• _DATA SHOWN_:
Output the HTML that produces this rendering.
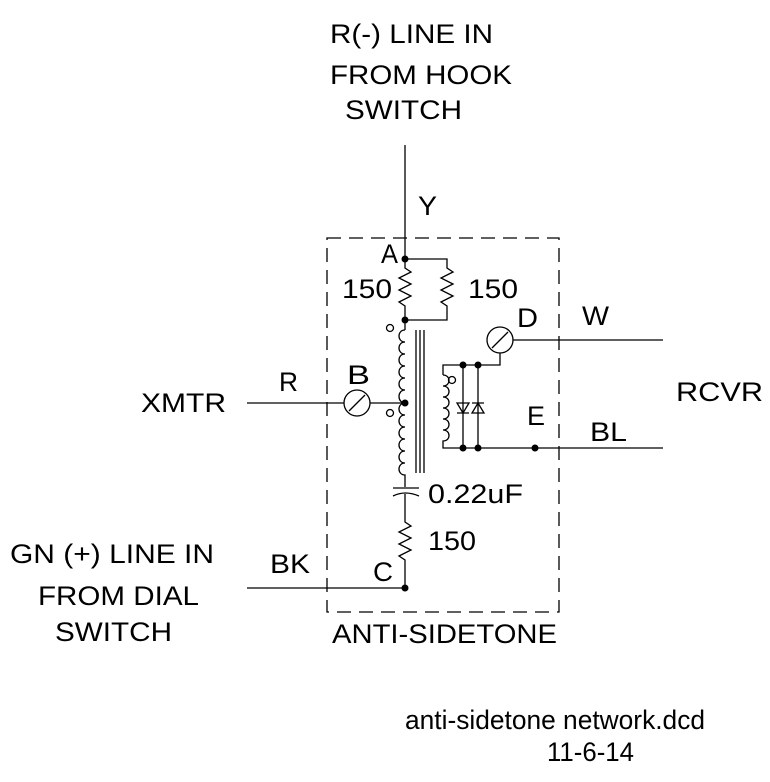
<!DOCTYPE html>
<html><head><style>body{margin:0;background:#fff}svg{display:block}text{font-family:"Liberation Sans",sans-serif;font-size:27px;fill:#000}</style></head>
<body>
<svg width="770" height="782" viewBox="0 0 770 782" xmlns="http://www.w3.org/2000/svg">
<g stroke="#000" stroke-width="1.3" fill="none">
<rect x="327" y="238" width="232" height="374" stroke-dasharray="14,8"/>
<path d="M405 145 V259"/>
<path d="M405 259 H447 V268 l6 4 -12 6 12 6 -12 6 12 6 -12 6 6 4 V320 H405"/>
<path d="M405 259 V268 l6 4 -12 6 12 6 -12 6 12 6 -12 6 6 4 V330"/>
<path d="M405 330 c-8 0 -8 12 0 12 c-8 0 -8 12 0 12 c-8 0 -8 12 0 12 c-8 0 -8 12 0 12 c-8 0 -8 12 0 12 c-8 0 -8 13 0 13"/>
<path d="M405 403 c-8 0 -8 12 0 12 c-8 0 -8 12 0 12 c-8 0 -8 12 0 12 c-8 0 -8 12 0 12 c-8 0 -8 12 0 12 c-8 0 -8 12 0 12 V487"/>
<path d="M416 330 V473 M420 330 V473 M424 330 V473"/>
<path d="M393 488 H419 M393 496 Q405 490 419 496"/>
<path d="M405 494 V522 l6 4 -12 6 12 6 -12 6 12 6 -12 6 6 4 V588"/>
<path d="M247 588 H405"/>
<path d="M247 403 H344 M370 403 H405"/>
<circle cx="357" cy="403" r="13"/><path d="M349 411 L365 395"/>
<circle cx="500" cy="340" r="13"/><path d="M492 348 L508 332"/>
<path d="M513 340 H663"/>
<path d="M500 353 V365 H443 V375"/>
<path d="M443 375 c8 0 8 11 0 11 c8 0 8 11 0 11 c8 0 8 11 0 11 c8 0 8 11 0 11 c8 0 8 11 0 11 c8 0 8 11 0 11 V448 H663"/>
<path d="M463 365 V448 M478 365 V448"/>
<path d="M457 403 H469 L463 413 Z M457 413 H469"/>
<path d="M472 413 H484 L478 403 Z M472 403 H484"/>
<circle cx="390" cy="328" r="3.5"/><circle cx="390" cy="413" r="3.5"/><circle cx="452" cy="380" r="3.5"/>
</g>
<g fill="#000">
<circle cx="405" cy="259" r="3.5"/><circle cx="405" cy="320" r="3.5"/><circle cx="405" cy="403" r="3.5"/><circle cx="405" cy="588" r="3.5"/>
<circle cx="463" cy="365" r="3.5"/><circle cx="478" cy="365" r="3.5"/><circle cx="463" cy="448" r="3.5"/><circle cx="478" cy="448" r="3.5"/><circle cx="535" cy="448" r="3.5"/>
</g>
<g lengthAdjust="spacingAndGlyphs">
<text x="330" y="43" textLength="163" lengthAdjust="spacingAndGlyphs">R(-) LINE IN</text>
<text x="330" y="84" textLength="182" lengthAdjust="spacingAndGlyphs">FROM HOOK</text>
<text x="345" y="119" textLength="117" lengthAdjust="spacingAndGlyphs">SWITCH</text>
<text x="418" y="215" textLength="19" lengthAdjust="spacingAndGlyphs">Y</text>
<text x="381" y="263" textLength="17" lengthAdjust="spacingAndGlyphs">A</text>
<text x="342" y="298" textLength="50" lengthAdjust="spacingAndGlyphs">150</text>
<text x="468" y="298" textLength="50" lengthAdjust="spacingAndGlyphs">150</text>
<text x="517" y="327" textLength="21" lengthAdjust="spacingAndGlyphs">D</text>
<text x="582" y="325" textLength="27" lengthAdjust="spacingAndGlyphs">W</text>
<text x="141" y="412" textLength="85" lengthAdjust="spacingAndGlyphs">XMTR</text>
<text x="279" y="391" textLength="19" lengthAdjust="spacingAndGlyphs">R</text>
<text x="347" y="384" textLength="23" lengthAdjust="spacingAndGlyphs">B</text>
<text x="676" y="401" textLength="87" lengthAdjust="spacingAndGlyphs">RCVR</text>
<text x="527" y="425" textLength="18" lengthAdjust="spacingAndGlyphs">E</text>
<text x="590" y="441" textLength="37" lengthAdjust="spacingAndGlyphs">BL</text>
<text x="428" y="503" textLength="95" lengthAdjust="spacingAndGlyphs">0.22uF</text>
<text x="428" y="550" textLength="48" lengthAdjust="spacingAndGlyphs">150</text>
<text x="373" y="581" textLength="20" lengthAdjust="spacingAndGlyphs">C</text>
<text x="270" y="573" textLength="40" lengthAdjust="spacingAndGlyphs">BK</text>
<text x="10" y="563" textLength="204" lengthAdjust="spacingAndGlyphs">GN (+) LINE IN</text>
<text x="38" y="605" textLength="161" lengthAdjust="spacingAndGlyphs">FROM DIAL</text>
<text x="55" y="641" textLength="117" lengthAdjust="spacingAndGlyphs">SWITCH</text>
<text x="332" y="643" textLength="225" lengthAdjust="spacingAndGlyphs">ANTI-SIDETONE</text>
<text x="405" y="729" textLength="300" lengthAdjust="spacingAndGlyphs">anti-sidetone network.dcd</text>
<text x="547" y="761" textLength="87" lengthAdjust="spacingAndGlyphs">11-6-14</text>
</g>
</svg>
</body></html>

• _SHORT TASK_: Return the whole listing, word for word, and leave out every picture.

• _OUTPUT BELOW_:
Output the HTML that produces this rendering.
<!DOCTYPE html>
<html><head><style>body{margin:0;background:#fff}svg{display:block}text{font-family:"Liberation Sans",sans-serif;font-size:27px;fill:#000}</style></head>
<body>
<svg width="770" height="782" viewBox="0 0 770 782" xmlns="http://www.w3.org/2000/svg">
<g stroke="#000" stroke-width="1.3" fill="none">
<rect x="327" y="238" width="232" height="374" stroke-dasharray="14,8"/>
<path d="M405 145 V259"/>
<path d="M405 259 H447 V268 l6 4 -12 6 12 6 -12 6 12 6 -12 6 6 4 V320 H405"/>
<path d="M405 259 V268 l6 4 -12 6 12 6 -12 6 12 6 -12 6 6 4 V330"/>
<path d="M405 330 c-8 0 -8 12 0 12 c-8 0 -8 12 0 12 c-8 0 -8 12 0 12 c-8 0 -8 12 0 12 c-8 0 -8 12 0 12 c-8 0 -8 13 0 13"/>
<path d="M405 403 c-8 0 -8 12 0 12 c-8 0 -8 12 0 12 c-8 0 -8 12 0 12 c-8 0 -8 12 0 12 c-8 0 -8 12 0 12 c-8 0 -8 12 0 12 V487"/>
<path d="M416 330 V473 M420 330 V473 M424 330 V473"/>
<path d="M393 488 H419 M393 496 Q405 490 419 496"/>
<path d="M405 494 V522 l6 4 -12 6 12 6 -12 6 12 6 -12 6 6 4 V588"/>
<path d="M247 588 H405"/>
<path d="M247 403 H344 M370 403 H405"/>
<circle cx="357" cy="403" r="13"/><path d="M349 411 L365 395"/>
<circle cx="500" cy="340" r="13"/><path d="M492 348 L508 332"/>
<path d="M513 340 H663"/>
<path d="M500 353 V365 H443 V375"/>
<path d="M443 375 c8 0 8 11 0 11 c8 0 8 11 0 11 c8 0 8 11 0 11 c8 0 8 11 0 11 c8 0 8 11 0 11 c8 0 8 11 0 11 V448 H663"/>
<path d="M463 365 V448 M478 365 V448"/>
<path d="M457 403 H469 L463 413 Z M457 413 H469"/>
<path d="M472 413 H484 L478 403 Z M472 403 H484"/>
<circle cx="390" cy="328" r="3.5"/><circle cx="390" cy="413" r="3.5"/><circle cx="452" cy="380" r="3.5"/>
</g>
<g fill="#000">
<circle cx="405" cy="259" r="3.5"/><circle cx="405" cy="320" r="3.5"/><circle cx="405" cy="403" r="3.5"/><circle cx="405" cy="588" r="3.5"/>
<circle cx="463" cy="365" r="3.5"/><circle cx="478" cy="365" r="3.5"/><circle cx="463" cy="448" r="3.5"/><circle cx="478" cy="448" r="3.5"/><circle cx="535" cy="448" r="3.5"/>
</g>
<g lengthAdjust="spacingAndGlyphs">
<text x="330" y="43" textLength="163" lengthAdjust="spacingAndGlyphs">R(-) LINE IN</text>
<text x="330" y="84" textLength="182" lengthAdjust="spacingAndGlyphs">FROM HOOK</text>
<text x="345" y="119" textLength="117" lengthAdjust="spacingAndGlyphs">SWITCH</text>
<text x="418" y="215" textLength="19" lengthAdjust="spacingAndGlyphs">Y</text>
<text x="381" y="263" textLength="17" lengthAdjust="spacingAndGlyphs">A</text>
<text x="342" y="298" textLength="50" lengthAdjust="spacingAndGlyphs">150</text>
<text x="468" y="298" textLength="50" lengthAdjust="spacingAndGlyphs">150</text>
<text x="517" y="327" textLength="21" lengthAdjust="spacingAndGlyphs">D</text>
<text x="582" y="325" textLength="27" lengthAdjust="spacingAndGlyphs">W</text>
<text x="141" y="412" textLength="85" lengthAdjust="spacingAndGlyphs">XMTR</text>
<text x="279" y="391" textLength="19" lengthAdjust="spacingAndGlyphs">R</text>
<text x="347" y="384" textLength="23" lengthAdjust="spacingAndGlyphs">B</text>
<text x="676" y="401" textLength="87" lengthAdjust="spacingAndGlyphs">RCVR</text>
<text x="527" y="425" textLength="18" lengthAdjust="spacingAndGlyphs">E</text>
<text x="590" y="441" textLength="37" lengthAdjust="spacingAndGlyphs">BL</text>
<text x="428" y="503" textLength="95" lengthAdjust="spacingAndGlyphs">0.22uF</text>
<text x="428" y="550" textLength="48" lengthAdjust="spacingAndGlyphs">150</text>
<text x="373" y="581" textLength="20" lengthAdjust="spacingAndGlyphs">C</text>
<text x="270" y="573" textLength="40" lengthAdjust="spacingAndGlyphs">BK</text>
<text x="10" y="563" textLength="204" lengthAdjust="spacingAndGlyphs">GN (+) LINE IN</text>
<text x="38" y="605" textLength="161" lengthAdjust="spacingAndGlyphs">FROM DIAL</text>
<text x="55" y="641" textLength="117" lengthAdjust="spacingAndGlyphs">SWITCH</text>
<text x="332" y="643" textLength="225" lengthAdjust="spacingAndGlyphs">ANTI-SIDETONE</text>
<text x="405" y="729" textLength="300" lengthAdjust="spacingAndGlyphs">anti-sidetone network.dcd</text>
<text x="547" y="761" textLength="87" lengthAdjust="spacingAndGlyphs">11-6-14</text>
</g>
</svg>
</body></html>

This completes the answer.